→ **WHAT IS EXPECTED**
Output the first line of the listing and each line after it, up to and including the line that contains "import plotly.graph_objects as go", exactly as written, minus the pictures.

→ **INFORMATION SHOWN**
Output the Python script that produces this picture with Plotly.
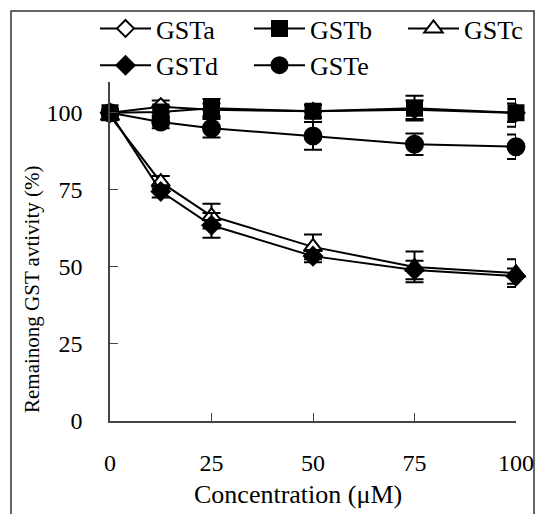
import plotly.graph_objects as go

conc = [0, 12.5, 25, 50, 75, 100]
gsta = [100, 102, 101, 100.5, 101, 100]
gsta_err = [1, 2, 2, 2, 3, 3]
gstb = [100, 100.3, 101.5, 100.5, 101.5, 100]
gstb_err = [1, 2, 3, 2, 4, 4.5]
gstc = [99, 77.5, 66.5, 56.5, 50, 48]
gstc_err = [1, 2, 4, 4, 5, 4.5]
gstd = [100, 74.5, 63.5, 53.5, 49, 47]
gstd_err = [1, 2, 4, 2, 3, 2.5]
gste = [100, 97, 95, 92.5, 89.8, 89]
gste_err = [1, 2, 3, 4.5, 3.5, 4]

FONT = "'Liberation Serif', 'Times New Roman', 'DejaVu Serif', serif"
fig = go.Figure()

def add(name, y, err, symbol, size, fill, rank):
    fig.add_trace(go.Scatter(
        x=conc, y=y, name=name, mode="lines+markers",
        line=dict(color="black", width=2),
        marker=dict(symbol=symbol, size=size, color=fill,
                    line=dict(color="black", width=2)),
        error_y=dict(type="data", array=err, visible=True, color="black",
                     thickness=2, width=9),
        legendrank=rank, cliponaxis=False,
    ))

add("GSTc", gstc, gstc_err, "triangle-up", 16, "white", 3)
add("GSTa", gsta, gsta_err, "diamond", 13, "white", 1)
add("GSTd", gstd, gstd_err, "diamond", 14, "black", 4)
add("GSTe", gste, gste_err, "circle", 17, "black", 5)
add("GSTb", gstb, gstb_err, "square", 15, "black", 2)

ml, mt, mr, mb = 110, 82, 26, 93
W, H = 542, 514
pw, ph = W - ml - mr, H - mt - mb

def px(x):
    return (x - ml) / pw

def py(y):
    return (H - mb - y) / ph

fig.update_layout(
    width=W, height=H,
    margin=dict(l=ml, r=mr, t=mt, b=mb, autoexpand=False),
    paper_bgcolor="white", plot_bgcolor="white",
    font=dict(family=FONT, size=24, color="black"),
    showlegend=True,
    legend=dict(orientation="h", x=px(95), y=py(5), xanchor="left", yanchor="top",
                font=dict(family=FONT, size=26, color="black"),
                entrywidth=88, entrywidthmode="pixels",
                traceorder="normal", bgcolor="rgba(0,0,0,0)",
                itemwidth=51, tracegroupgap=0),
    xaxis=dict(range=[0, 100], tickvals=[0, 25, 50, 75, 100], ticks="inside",
               ticklen=8, tickwidth=1, tickcolor="#444", showline=True,
               linecolor="#444", linewidth=1.5, showgrid=False, zeroline=False,
               tickfont=dict(family=FONT, size=24), ticklabelstandoff=19),
    yaxis=dict(range=[0, 110], tickvals=[0, 25, 50, 75, 100], ticks="inside",
               ticklen=8, tickwidth=1, tickcolor="#444", showline=True,
               linecolor="#444", linewidth=1.5, showgrid=False, zeroline=False,
               tickfont=dict(family=FONT, size=24), ticklabelstandoff=21),
    annotations=[
        dict(text="Concentration (μM)", xref="paper", yref="paper",
             x=px(298), y=py(494), showarrow=False,
             font=dict(family=FONT, size=26), xanchor="center", yanchor="middle"),
        dict(text="Remainong GST avtivity (%)", xref="paper", yref="paper",
             x=px(32), y=py(289), showarrow=False, textangle=-90,
             font=dict(family=FONT, size=21), xanchor="center", yanchor="middle"),
    ],
    shapes=[
        dict(type="rect", xref="paper", yref="paper",
             x0=px(11), x1=px(534), y0=py(530), y1=py(11),
             line=dict(color="#333", width=1.5), fillcolor="rgba(0,0,0,0)"),
    ],
)

fig.write_html("out.html", config={"displayModeBar": False},
               post_script="document.body.style.margin='0px';document.body.style.overflow='hidden';")
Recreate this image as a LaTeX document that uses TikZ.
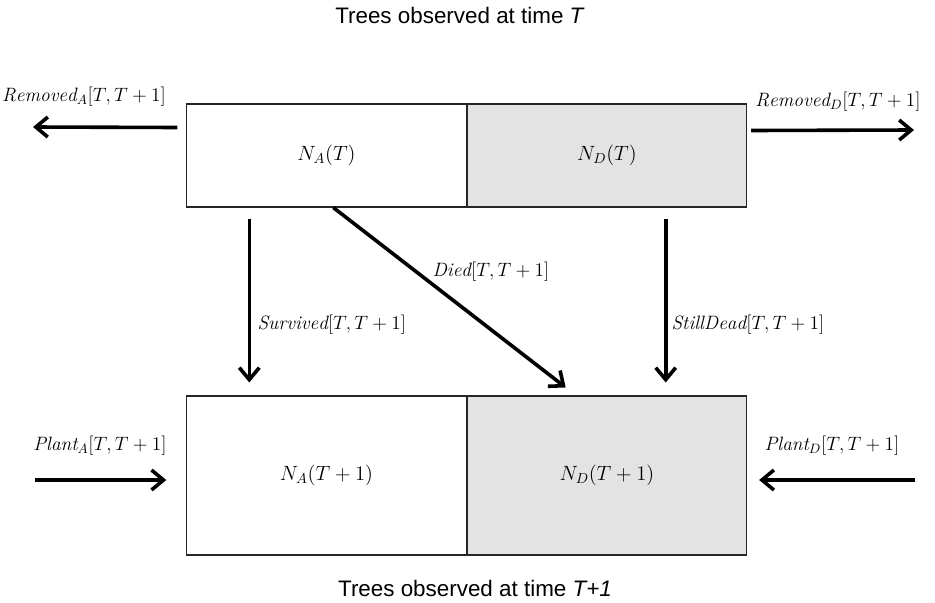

→ **EXERCISE RESULT**
Output the Python script that produces this picture with Plotly.
import plotly.graph_objects as go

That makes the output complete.